*Provided data:*

= = = = = = =

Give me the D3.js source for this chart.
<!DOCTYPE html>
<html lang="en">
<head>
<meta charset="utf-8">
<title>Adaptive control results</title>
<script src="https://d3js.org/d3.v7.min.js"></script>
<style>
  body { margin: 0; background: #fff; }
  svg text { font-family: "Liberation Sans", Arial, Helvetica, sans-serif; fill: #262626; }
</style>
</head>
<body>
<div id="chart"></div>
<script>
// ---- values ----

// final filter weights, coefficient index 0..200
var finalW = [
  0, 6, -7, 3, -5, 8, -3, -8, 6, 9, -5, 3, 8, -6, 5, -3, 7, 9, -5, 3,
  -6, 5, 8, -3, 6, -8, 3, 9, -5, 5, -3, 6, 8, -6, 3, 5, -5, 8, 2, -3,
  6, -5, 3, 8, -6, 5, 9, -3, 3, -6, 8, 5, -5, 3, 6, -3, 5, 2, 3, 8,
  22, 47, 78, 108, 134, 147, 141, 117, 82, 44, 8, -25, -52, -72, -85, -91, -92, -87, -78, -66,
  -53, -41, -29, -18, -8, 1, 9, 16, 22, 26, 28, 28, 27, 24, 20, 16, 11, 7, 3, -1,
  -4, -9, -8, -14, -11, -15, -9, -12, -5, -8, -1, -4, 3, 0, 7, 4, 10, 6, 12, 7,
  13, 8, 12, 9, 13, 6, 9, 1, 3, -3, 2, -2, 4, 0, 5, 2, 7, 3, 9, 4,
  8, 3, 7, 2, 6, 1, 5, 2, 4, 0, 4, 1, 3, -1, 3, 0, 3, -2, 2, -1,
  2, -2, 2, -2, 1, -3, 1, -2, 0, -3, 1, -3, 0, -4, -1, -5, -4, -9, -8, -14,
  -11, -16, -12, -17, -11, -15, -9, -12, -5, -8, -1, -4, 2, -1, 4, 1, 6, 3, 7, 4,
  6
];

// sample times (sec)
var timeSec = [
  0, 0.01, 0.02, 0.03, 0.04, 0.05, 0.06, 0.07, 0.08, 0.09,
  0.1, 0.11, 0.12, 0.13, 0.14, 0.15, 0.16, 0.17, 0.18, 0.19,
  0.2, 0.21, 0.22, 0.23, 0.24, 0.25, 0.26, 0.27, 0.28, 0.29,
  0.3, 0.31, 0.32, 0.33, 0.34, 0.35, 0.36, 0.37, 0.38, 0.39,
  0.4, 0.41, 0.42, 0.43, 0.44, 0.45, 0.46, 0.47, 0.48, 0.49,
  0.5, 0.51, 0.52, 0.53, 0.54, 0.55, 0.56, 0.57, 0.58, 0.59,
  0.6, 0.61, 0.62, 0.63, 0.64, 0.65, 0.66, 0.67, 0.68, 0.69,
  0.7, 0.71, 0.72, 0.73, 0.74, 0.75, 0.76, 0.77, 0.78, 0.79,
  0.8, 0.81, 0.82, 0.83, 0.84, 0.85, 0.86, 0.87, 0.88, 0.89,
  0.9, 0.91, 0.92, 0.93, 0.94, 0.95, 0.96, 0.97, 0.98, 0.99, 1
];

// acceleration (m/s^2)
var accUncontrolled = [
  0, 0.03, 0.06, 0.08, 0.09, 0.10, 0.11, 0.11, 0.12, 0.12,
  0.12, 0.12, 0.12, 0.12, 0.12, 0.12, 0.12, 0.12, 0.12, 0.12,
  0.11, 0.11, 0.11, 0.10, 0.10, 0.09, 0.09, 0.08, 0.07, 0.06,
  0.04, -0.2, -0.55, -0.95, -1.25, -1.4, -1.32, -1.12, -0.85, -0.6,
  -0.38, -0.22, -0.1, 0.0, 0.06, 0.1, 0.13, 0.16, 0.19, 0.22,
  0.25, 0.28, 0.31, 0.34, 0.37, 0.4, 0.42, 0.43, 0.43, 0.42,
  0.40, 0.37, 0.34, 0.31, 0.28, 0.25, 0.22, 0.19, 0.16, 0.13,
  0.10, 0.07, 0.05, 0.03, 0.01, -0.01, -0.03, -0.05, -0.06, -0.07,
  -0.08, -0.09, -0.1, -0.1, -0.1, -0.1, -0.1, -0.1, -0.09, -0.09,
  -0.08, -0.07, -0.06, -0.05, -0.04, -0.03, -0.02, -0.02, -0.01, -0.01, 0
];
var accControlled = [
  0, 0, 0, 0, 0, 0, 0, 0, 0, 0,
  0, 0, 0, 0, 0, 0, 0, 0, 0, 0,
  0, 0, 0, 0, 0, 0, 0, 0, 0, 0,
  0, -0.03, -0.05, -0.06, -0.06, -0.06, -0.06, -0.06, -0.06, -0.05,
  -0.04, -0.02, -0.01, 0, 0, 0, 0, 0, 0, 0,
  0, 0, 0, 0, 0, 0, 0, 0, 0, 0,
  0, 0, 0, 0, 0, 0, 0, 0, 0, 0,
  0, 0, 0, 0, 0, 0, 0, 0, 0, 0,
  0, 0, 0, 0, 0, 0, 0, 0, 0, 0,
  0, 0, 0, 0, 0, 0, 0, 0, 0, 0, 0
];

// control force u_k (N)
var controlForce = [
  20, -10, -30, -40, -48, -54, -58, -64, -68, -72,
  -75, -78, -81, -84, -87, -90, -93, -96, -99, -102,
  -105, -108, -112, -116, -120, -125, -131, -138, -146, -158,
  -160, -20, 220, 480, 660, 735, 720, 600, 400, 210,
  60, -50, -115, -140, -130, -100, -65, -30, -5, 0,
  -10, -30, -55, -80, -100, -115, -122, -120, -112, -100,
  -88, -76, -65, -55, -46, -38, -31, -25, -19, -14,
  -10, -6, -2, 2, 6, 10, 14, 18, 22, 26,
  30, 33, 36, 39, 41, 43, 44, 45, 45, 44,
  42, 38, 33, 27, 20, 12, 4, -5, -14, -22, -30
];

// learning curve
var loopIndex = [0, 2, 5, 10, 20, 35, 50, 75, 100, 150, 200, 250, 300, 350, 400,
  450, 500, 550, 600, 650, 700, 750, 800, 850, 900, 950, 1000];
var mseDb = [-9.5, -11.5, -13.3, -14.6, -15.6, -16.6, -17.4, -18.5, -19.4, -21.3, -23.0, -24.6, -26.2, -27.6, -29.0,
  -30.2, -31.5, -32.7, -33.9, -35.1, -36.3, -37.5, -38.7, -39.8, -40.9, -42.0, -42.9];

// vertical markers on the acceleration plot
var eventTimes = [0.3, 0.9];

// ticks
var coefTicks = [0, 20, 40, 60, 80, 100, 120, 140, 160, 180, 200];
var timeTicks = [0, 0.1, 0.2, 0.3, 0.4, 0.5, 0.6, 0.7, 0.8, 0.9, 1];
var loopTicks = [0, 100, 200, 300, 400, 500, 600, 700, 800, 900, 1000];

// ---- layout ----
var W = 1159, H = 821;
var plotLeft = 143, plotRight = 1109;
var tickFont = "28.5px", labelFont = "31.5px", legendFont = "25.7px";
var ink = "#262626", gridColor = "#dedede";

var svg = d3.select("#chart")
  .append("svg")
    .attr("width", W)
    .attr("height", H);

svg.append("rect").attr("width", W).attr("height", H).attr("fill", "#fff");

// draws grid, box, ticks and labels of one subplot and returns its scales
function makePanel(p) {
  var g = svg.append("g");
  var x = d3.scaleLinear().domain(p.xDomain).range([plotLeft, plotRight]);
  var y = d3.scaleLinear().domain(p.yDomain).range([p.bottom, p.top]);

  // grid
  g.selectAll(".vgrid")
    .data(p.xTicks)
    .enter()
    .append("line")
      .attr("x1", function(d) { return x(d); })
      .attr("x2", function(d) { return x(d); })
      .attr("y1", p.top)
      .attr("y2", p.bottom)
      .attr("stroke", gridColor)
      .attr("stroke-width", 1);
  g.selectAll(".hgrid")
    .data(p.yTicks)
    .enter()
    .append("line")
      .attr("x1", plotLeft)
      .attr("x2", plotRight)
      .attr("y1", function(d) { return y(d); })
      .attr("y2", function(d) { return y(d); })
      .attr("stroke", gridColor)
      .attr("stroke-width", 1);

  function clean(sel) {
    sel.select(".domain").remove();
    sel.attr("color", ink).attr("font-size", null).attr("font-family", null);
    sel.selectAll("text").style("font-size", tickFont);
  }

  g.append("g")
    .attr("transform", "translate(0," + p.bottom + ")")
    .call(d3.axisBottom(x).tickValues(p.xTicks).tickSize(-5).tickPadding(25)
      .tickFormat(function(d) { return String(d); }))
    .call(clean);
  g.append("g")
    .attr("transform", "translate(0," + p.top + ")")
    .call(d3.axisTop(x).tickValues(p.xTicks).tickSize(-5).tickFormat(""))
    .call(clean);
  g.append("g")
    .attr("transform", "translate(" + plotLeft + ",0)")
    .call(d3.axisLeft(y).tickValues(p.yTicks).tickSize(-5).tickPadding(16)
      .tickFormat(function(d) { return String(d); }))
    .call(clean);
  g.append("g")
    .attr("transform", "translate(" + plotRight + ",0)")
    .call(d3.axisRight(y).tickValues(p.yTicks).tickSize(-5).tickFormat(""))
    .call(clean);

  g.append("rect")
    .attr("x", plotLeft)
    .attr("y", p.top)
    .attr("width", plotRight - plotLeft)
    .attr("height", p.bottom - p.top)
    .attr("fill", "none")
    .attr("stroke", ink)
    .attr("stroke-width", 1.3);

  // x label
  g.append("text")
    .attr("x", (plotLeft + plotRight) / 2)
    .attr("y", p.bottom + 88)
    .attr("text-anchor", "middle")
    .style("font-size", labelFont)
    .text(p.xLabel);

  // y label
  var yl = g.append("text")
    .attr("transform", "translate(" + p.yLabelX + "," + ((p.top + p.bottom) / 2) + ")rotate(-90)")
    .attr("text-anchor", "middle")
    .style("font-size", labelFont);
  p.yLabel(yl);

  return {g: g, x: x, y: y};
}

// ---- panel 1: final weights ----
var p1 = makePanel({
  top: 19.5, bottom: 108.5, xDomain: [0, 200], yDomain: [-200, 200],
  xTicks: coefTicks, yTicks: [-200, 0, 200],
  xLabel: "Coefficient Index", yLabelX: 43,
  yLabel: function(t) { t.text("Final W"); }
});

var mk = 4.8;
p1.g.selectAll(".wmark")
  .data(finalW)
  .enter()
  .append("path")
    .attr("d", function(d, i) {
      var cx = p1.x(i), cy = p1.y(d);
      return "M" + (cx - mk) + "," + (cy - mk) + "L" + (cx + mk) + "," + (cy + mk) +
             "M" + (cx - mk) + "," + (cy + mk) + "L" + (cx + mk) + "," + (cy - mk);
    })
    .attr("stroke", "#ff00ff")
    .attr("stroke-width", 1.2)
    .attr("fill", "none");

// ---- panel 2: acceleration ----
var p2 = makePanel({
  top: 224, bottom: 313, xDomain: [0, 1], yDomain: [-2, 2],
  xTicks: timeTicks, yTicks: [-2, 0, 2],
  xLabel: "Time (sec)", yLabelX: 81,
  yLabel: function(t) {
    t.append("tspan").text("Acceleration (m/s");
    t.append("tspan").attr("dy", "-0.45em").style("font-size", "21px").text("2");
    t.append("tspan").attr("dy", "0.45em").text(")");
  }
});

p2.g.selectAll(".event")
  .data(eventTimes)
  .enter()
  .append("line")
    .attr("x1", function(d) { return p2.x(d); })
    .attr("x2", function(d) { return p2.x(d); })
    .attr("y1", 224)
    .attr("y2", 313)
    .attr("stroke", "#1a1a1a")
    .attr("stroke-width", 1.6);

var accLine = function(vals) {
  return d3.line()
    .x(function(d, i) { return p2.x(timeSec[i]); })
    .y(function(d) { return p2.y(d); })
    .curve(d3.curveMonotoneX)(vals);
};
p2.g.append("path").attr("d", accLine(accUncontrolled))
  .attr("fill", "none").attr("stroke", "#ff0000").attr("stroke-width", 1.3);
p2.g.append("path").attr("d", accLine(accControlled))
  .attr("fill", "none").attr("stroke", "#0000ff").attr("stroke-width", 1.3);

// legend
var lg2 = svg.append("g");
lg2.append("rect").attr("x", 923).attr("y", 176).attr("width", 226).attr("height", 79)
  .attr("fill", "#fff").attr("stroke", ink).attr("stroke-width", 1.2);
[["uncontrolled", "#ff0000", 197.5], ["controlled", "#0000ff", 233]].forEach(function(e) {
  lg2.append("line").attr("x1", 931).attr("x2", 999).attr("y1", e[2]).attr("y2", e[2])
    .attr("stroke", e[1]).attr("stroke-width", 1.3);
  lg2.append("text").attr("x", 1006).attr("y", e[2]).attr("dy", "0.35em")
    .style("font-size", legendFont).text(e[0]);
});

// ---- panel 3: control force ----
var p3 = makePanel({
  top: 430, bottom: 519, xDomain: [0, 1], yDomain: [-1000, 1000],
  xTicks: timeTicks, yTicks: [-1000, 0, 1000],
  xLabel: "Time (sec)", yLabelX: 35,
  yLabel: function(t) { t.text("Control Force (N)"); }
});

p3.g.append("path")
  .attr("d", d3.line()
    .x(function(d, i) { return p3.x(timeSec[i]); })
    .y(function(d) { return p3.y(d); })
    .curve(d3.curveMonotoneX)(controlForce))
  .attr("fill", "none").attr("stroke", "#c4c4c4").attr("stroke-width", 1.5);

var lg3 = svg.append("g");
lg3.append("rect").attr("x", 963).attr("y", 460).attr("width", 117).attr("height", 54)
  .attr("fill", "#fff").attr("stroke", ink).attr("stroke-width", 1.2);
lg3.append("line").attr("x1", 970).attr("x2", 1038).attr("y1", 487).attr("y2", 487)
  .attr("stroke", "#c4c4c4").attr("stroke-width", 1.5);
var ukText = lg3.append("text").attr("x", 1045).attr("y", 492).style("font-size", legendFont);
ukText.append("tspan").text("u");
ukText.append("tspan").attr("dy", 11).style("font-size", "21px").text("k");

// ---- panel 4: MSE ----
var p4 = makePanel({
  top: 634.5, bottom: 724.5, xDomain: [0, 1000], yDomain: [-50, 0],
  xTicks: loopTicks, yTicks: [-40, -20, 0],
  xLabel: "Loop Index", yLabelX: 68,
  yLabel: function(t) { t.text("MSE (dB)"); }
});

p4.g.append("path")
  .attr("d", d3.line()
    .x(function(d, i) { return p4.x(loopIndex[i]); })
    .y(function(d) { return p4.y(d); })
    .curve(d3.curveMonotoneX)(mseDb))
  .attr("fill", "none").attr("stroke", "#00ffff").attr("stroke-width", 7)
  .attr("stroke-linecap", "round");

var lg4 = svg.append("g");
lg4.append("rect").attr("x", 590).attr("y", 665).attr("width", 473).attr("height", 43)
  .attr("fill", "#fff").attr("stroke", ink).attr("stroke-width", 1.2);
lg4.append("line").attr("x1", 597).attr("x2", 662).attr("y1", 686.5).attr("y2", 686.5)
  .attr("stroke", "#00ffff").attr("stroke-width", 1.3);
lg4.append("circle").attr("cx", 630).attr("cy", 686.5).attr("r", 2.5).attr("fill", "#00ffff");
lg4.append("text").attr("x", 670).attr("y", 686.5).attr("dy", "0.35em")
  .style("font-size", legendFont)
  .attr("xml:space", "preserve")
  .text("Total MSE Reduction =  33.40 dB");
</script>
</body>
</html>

= = = = = = =

Starting at the first line of the material above, reproduce each line exactly up to and including the line with "// ---- values ----".

*Answer to this problem:*
Give me the D3.js source for this chart.
<!DOCTYPE html>
<html lang="en">
<head>
<meta charset="utf-8">
<title>Adaptive control results</title>
<script src="https://d3js.org/d3.v7.min.js"></script>
<style>
  body { margin: 0; background: #fff; }
  svg text { font-family: "Liberation Sans", Arial, Helvetica, sans-serif; fill: #262626; }
</style>
</head>
<body>
<div id="chart"></div>
<script>
// ---- values ----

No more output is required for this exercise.